Softball team places second in national games in Houston
Hailing from the Lone Star State, Gary McGlasson knew what the Spokane Sparx could expect at a summer softball tournament in Houston. Still, the over-50 women’s softball team’s experience at the Summer National Senior Games exceeded all expectations.
The team returned home with the silver medal.
“I kept telling them that it would be hot, I knew that,” the longtime Bowdish Middle School coach said. “When we left, we hadn’t had a day over 65 degrees here. When we got off the airplane, it was 105 degrees and that’s where it stayed the whole time. On top of that, there was 60 percent humidity and we were playing on artificial turf, and that makes it about five degrees hotter on the field.
“I know it helped, but I don’t care if I ever have to drink Gatorade again as long as I live. And even though we’ve been back for a while, I’m only just now getting back to normal. It was tough tournament and the way these women stepped up and played together was one of the most incredible experiences of my life.”
It got a bit overwhelming at first. McGlasson called the atmosphere of the games incredible – with sportsmanship and camaraderie unmatched by anything in his career.
“The way they treated us was exceptional, but the way everyone there – with only a couple exceptions – treated each other was wonderful,” he said.
The artificial turf-covered fields where the softball tournament was staged were aptly named Field of Dreams, infielder Colleen DeWitt said.
“I think it all kind of got to us when we first got there – I don’t think any of us had ever played on a field like that,” she said. “I think it even got to Gary a little because he had to walk out into the outfield by himself there for a few minutes because his emotions got to him a little bit.
“I don’t know if you’ve ever seen Gary – he’s big and has a long beard and looks like the kind of guy who runs a motorcycle club, which he does. I think everyone was a little touched to see him get choked up a bit.”
In all, the only thing the Sparx could not overcome was the team from Tennessee that captured the gold medal. Spokane beat Serious Fun in the first game of the round robin phase of the tournament, but in the medal round, the Tennessee squad beat Spokane twice on the final day, the final time in the championship game.
“We played 10 games over four days, and that’s a lot of softball for any team to play, let alone under those conditions,” DeWitt said. “We played three games that first day and by the end of the day I got a little heat exhaustion. That’s when I realized I had to do a better job hydrating myself. We had several girls who were injured before we went down there and we’d been nursing them along so that they could play the tournament. Our shortstop got a black eye before the first game and then pulled a hamstring. We had three girls with torn meniscus in their knees and three more got plantar fasciitis.
“We went down there with 16 players and by the final game, I think there were four of us who could still run the bases.”

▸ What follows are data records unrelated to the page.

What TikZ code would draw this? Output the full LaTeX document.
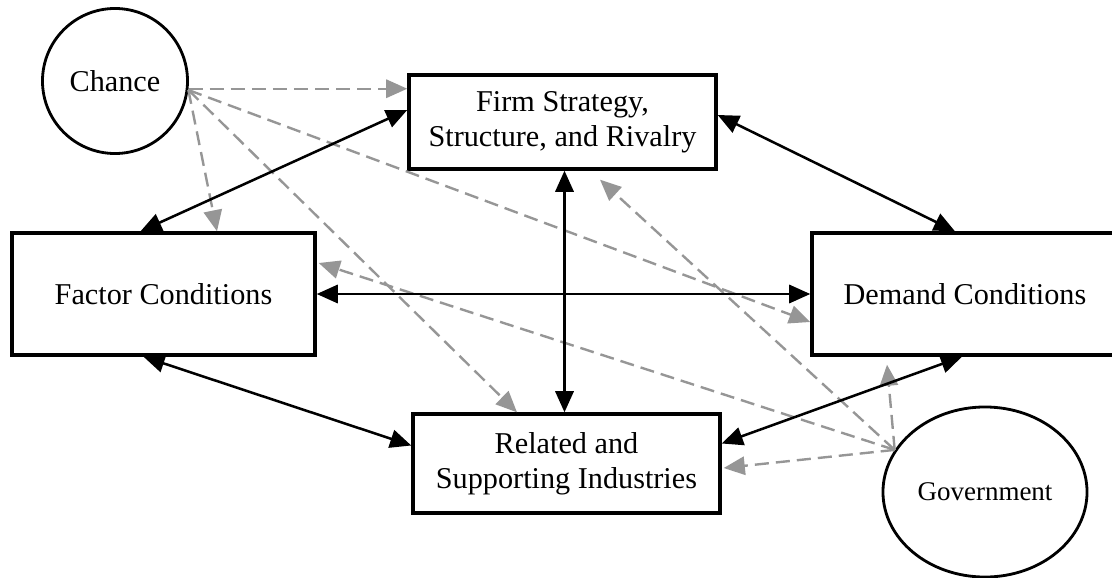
\documentclass[tikz,border=0pt]{standalone}
\usepackage{fontspec}
\setmainfont{Liberation Serif}
\usepackage{tikz}
\usetikzlibrary{shapes.geometric,positioning,calc,arrows.meta}
\definecolor{hintgray}{RGB}{150,150,150}
\begin{document}
\begin{tikzpicture}[x=0.025cm, y=-0.025cm,
    font=\fontsize{21.5}{25}\selectfont,
    box/.style={draw, line width=2.4pt, rectangle, align=center, inner sep=0pt},
    link/.style={{Triangle[length=15pt,width=13pt]}-{Triangle[length=15pt,width=13pt]}, line width=1.8pt},
    hint/.style={-{Triangle[length=15pt,width=13pt]}, hintgray, line width=1.7pt, dash pattern=on 10pt off 5pt}]
    \useasboundingbox (0,0) rectangle (1112,578);

    % the four boxes of the diamond
    \node[box, minimum width=7.675cm, minimum height=2.35cm] (firm) at (562.5,122) {Firm Strategy,\\Structure, and Rivalry};
    \node[box, minimum width=7.575cm, minimum height=3.05cm] (factor) at (163.5,294) {Factor Conditions};
    \node[box, minimum width=7.65cm, minimum height=3.05cm] (demand) at (965,294) {Demand Conditions};
    \node[box, minimum width=7.675cm, minimum height=2.475cm] (related) at (566.5,463.5) {Related and\\Supporting Industries};

    % outside influences
    \node[draw, circle, line width=2pt, minimum size=3.625cm, inner sep=0pt] (chance) at (115,81) {Chance};
    \node[draw, ellipse, line width=2pt, minimum width=5.1cm, minimum height=4.25cm, inner sep=0pt,
          font=\fontsize{19.2}{23}\selectfont] (gov) at (985,492) {Government};

    % dashed influences
    \draw[hint] (chance.-6) -- (chance.-6 -| firm.west);
    \draw[hint] (chance.-7) -- ($(factor.north)+(53.5,0)$);
    \draw[hint] (chance.-7) -- ($(related.north)+(-49.5,0)$);
    \draw[hint] (chance.-7) -- ($(demand.west)+(0,28)$);
    \draw[hint] (gov.155) -- ($(firm.south)+(37.5,9)$);
    \draw[hint] (gov.155) -- ($(factor.east)+(2,-31)$);
    \draw[hint] (gov.155) -- ($(demand.south)+(-78,8)$);
    \draw[hint] (gov.155) -- ($(related.east)+(2,4.5)$);

    % mutual links
    \draw[link] ($(factor.north)+(-23,0)$) -- ($(firm.west)+(0,-12)$);
    \draw[link] ($(firm.east)+(0,-7)$) -- ($(demand.north)+(-10,0)$);
    \draw[link] (factor.east) -- (demand.west);
    \draw[link] ($(firm.south)+(2,0)$) -- ($(related.north)+(-2,0)$);
    \draw[link] ($(factor.south)+(-20,0)$) -- ($(related.west)+(0,-18)$);
    \draw[link] ($(demand.south)+(-3,0)$) -- ($(related.east)+(0,-20)$);
\end{tikzpicture}
\end{document}
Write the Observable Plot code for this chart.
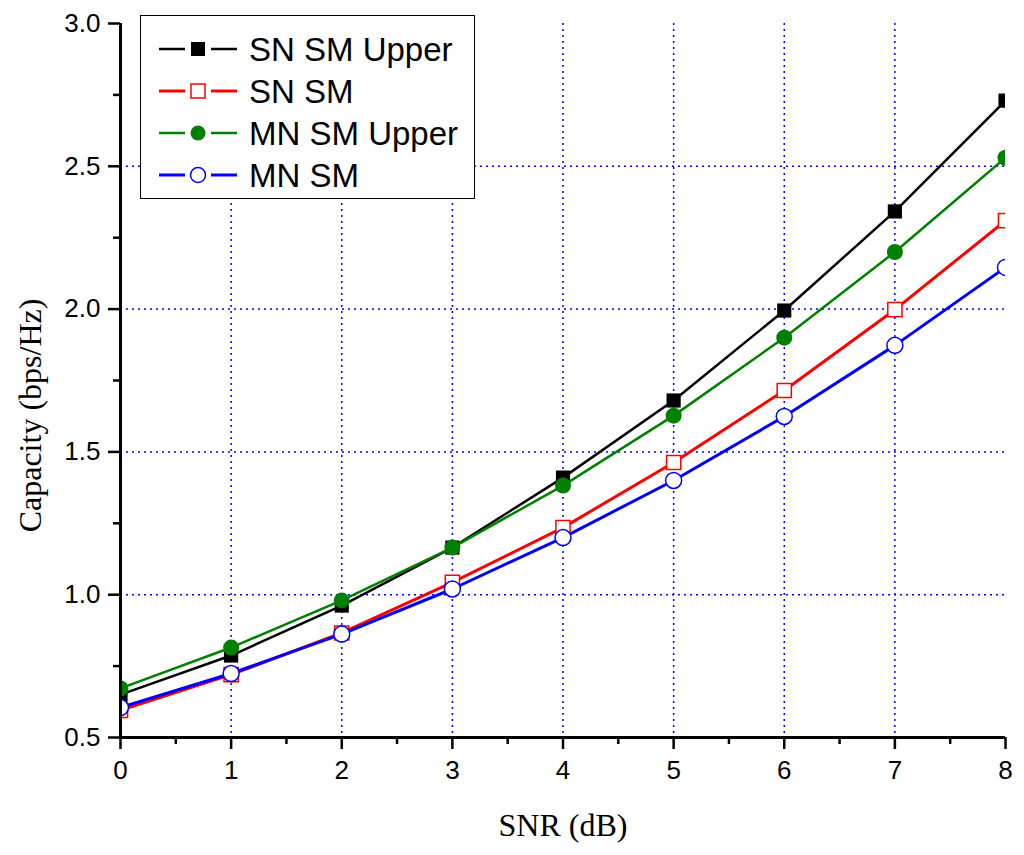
<!DOCTYPE html>
<html>
<head>
<meta charset="utf-8">
<script src="https://cdn.jsdelivr.net/npm/d3@7"></script>
<script src="https://cdn.jsdelivr.net/npm/@observablehq/plot@0.6"></script>
<style>
  html, body { margin: 0; padding: 0; background: #fff; }
  #wrap { position: relative; width: 1024px; height: 855px; }
  #legend { position: absolute; left: 140px; top: 15px; width: 335px; height: 184px;
    border: 1.5px solid #000; background: #fff; box-sizing: border-box;
    font-family: "Liberation Sans", Arial, sans-serif; font-size: 33px; color: #000; }
  .row { position: absolute; left: 0; height: 42px; display: flex; align-items: center; }
  .row svg { display: block; }
  .row span { margin-left: 8px; line-height: 1; }
</style>
</head>
<body>
<div id="wrap"><div id="legend"></div></div>
<script>
// ---- data ----
const snr = [0, 1, 2, 3, 4, 5, 6, 7, 8];
const seriesNames = ["SN SM Upper", "SN SM", "MN SM Upper", "MN SM"];
const snSmUpper = [0.65, 0.787, 0.962, 1.165, 1.41, 1.68, 1.995, 2.342, 2.73];
const snSm      = [0.595, 0.72, 0.866, 1.043, 1.235, 1.463, 1.715, 1.998, 2.31];
const mnSmUpper = [0.672, 0.815, 0.98, 1.165, 1.382, 1.627, 1.90, 2.20, 2.53];
const mnSm      = [0.605, 0.724, 0.862, 1.02, 1.20, 1.40, 1.624, 1.873, 2.146];
const seriesColors = ["#000000", "#ff0000", "#008000", "#0000ff"];
const seriesSymbols = ["square", "square", "circle", "circle"];
const seriesFilled = [true, false, true, false];
const xTicks = [0, 1, 2, 3, 4, 5, 6, 7, 8];
const xMinorTicks = [0.5, 1.5, 2.5, 3.5, 4.5, 5.5, 6.5, 7.5];
const yTicks = [0.5, 1.0, 1.5, 2.0, 2.5, 3.0];
const yMinorTicks = [0.75, 1.25, 1.75, 2.25, 2.75];
const xGrid = [1, 2, 3, 4, 5, 6, 7];
const yGrid = [1.0, 1.5, 2.0, 2.5];
const xLabel = "SNR (dB)";
const yLabel = "Capacity (bps/Hz)";

const values = [snSmUpper, snSm, mnSmUpper, mnSm];
const rows = [];
values.forEach((arr, i) => arr.forEach((v, j) => rows.push({series: seriesNames[i], idx: i, x: snr[j], y: v})));

const marks = [
  Plot.ruleX(xGrid, {stroke: "#0000ff", strokeWidth: 1.5, strokeDasharray: "2,4"}),
  Plot.ruleY(yGrid, {stroke: "#0000ff", strokeWidth: 1.5, strokeDasharray: "2,4"})
];
seriesNames.forEach((name, i) => {
  const d = rows.filter(r => r.idx === i);
  marks.push(Plot.line(d, {x: "x", y: "y", stroke: seriesColors[i], strokeWidth: (i % 2 ? 3 : 2.5), clip: "frame"}));
  marks.push(Plot.dot(d, {x: "x", y: "y", symbol: seriesSymbols[i], r: 8,
    fill: seriesFilled[i] ? seriesColors[i] : "#fff",
    stroke: seriesFilled[i] ? "none" : seriesColors[i], strokeWidth: 1.5, clip: "frame"}));
});
marks.push(
  Plot.axisX(xTicks, {tickSize: 12, tickPadding: 11, strokeWidth: 2.5, fontSize: 26, label: null,
    fontFamily: "Liberation Sans, Arial, sans-serif", tickFormat: d3.format("d")}),
  Plot.axisX(xMinorTicks, {tickSize: 7, strokeWidth: 2.5, text: null, label: null}),
  Plot.axisY(yTicks, {tickSize: 12, tickPadding: 8, strokeWidth: 2.5, fontSize: 26, label: null,
    fontFamily: "Liberation Sans, Arial, sans-serif", tickFormat: d3.format(".1f")}),
  Plot.axisY(yMinorTicks, {tickSize: 7, strokeWidth: 2.5, text: null, label: null}),
  Plot.ruleX([0], {strokeWidth: 3}),
  Plot.ruleY([0.5], {strokeWidth: 3}),
  Plot.text([xLabel], {frameAnchor: "bottom", dy: 98, fontSize: 32, fontFamily: "Liberation Serif, Times New Roman, serif", fill: "#000"}),
  Plot.text([yLabel], {frameAnchor: "left", textAnchor: "middle", dx: -90, dy: 35, rotate: -90, fontSize: 32, fontFamily: "Liberation Serif, Times New Roman, serif", fill: "#000"})
);

const chart = Plot.plot({
  width: 1024, height: 855,
  marginLeft: 120, marginRight: 19, marginTop: 23, marginBottom: 118,
  x: {domain: [0, 8]},
  y: {domain: [0.5, 3.0]},
  style: {background: "#fff", color: "#000"},
  marks
});
const wrap = document.getElementById("wrap");
wrap.insertBefore(chart, wrap.firstChild);

// legend
const legend = document.getElementById("legend");
seriesNames.forEach((name, i) => {
  const row = document.createElement("div");
  row.className = "row";
  row.style.top = (12 + i * 42) + "px";
  const c = seriesColors[i];
  const fill = seriesFilled[i] ? c : "#fff";
  const sw = i % 2 ? 3 : 2.5;
  const sym = seriesSymbols[i] === "square"
    ? `<rect x="50" y="14" width="14" height="14" fill="${fill}" stroke="${seriesFilled[i] ? "none" : c}" stroke-width="1.5"/>`
    : `<circle cx="57" cy="21" r="7.5" fill="${fill}" stroke="${seriesFilled[i] ? "none" : c}" stroke-width="1.5"/>`;
  row.innerHTML = `<svg width="100" height="42">
     <line x1="18" x2="44" y1="21" y2="21" stroke="${c}" stroke-width="${sw}"/>
     <line x1="70" x2="96" y1="21" y2="21" stroke="${c}" stroke-width="${sw}"/>
     ${sym}
   </svg><span>${name}</span>`;
  legend.appendChild(row);
});
</script>
</body>
</html>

The team is ready to do it all again in two years when the summer games reconvene in Cleveland.
“We’re going to have to recruit some more players for next time because I think one or two of these girls aren’t going to keep playing,” McGlasson said. “One of them is going to help me coach and I am happy to have her.
“The thing is, we don’t have a league for women over 50. This team plays in a regular league made up of women 18 to 35 or so. In the tournament, every other team was made up of all-stars from a league. We were the only team that was formed the way this one was – with a group of women getting together with the express purpose of going to the national tournament.”
Still, DeWitt said, the Sparx don’t take a backseat to all-stars.
“I think we all have been all-stars in leagues we’ve played in,” she said. “I’m almost 60 and when I go out to play with a group of younger players, they always ask me to join their team. I think that’s true for all of us.
“The age range for this team runs from 50 to about 64 or 65. The other teams in the tournament were from 50 to 54 because of the way they were formed. Players 55 and over were put in different age groups. And still we held our own.”
The team, DeWitt said, would eventually like to move up to an older age group, but must wait for the youngest teammates to age appropriately.
“We’ll still be playing in the 50 to 54 age group in two years.”
For his part, McGlasson plans to stick around, too.
“My wife works with one of these players and she told me they were looking for a coach,” he said. “I wasn’t all that interested – I thought I was done coaching. I even went to watch them play one night and thought to myself ‘Nah.’ ”
But then, on second look, he started to see a few things he could help with. After that, he says, he was hooked.
“They say there is a big difference between coaching kids and coaching women,” he offered. “But no, there really isn’t.”
“I think the biggest difference Gary brought to us was his ability to help bring up our fundamentals and improve our base game,” DeWitt said.
On its own, the team sets a high standard for fitness. It has a trainer at Oz Fitness who helps the team maintain its core fitness level and several women work out far beyond that level.
“I think some of us may have overtrained,” DeWitt laughed.
In fact, McGlasson said, tournament officials had their own nickname for the Sparx.
“At the start of the tournament we had to tell everyone where Spokane, Washington was,” he said. “By the end of the tournament, they were calling us the Spokane Gun Show because all of these women have great biceps.”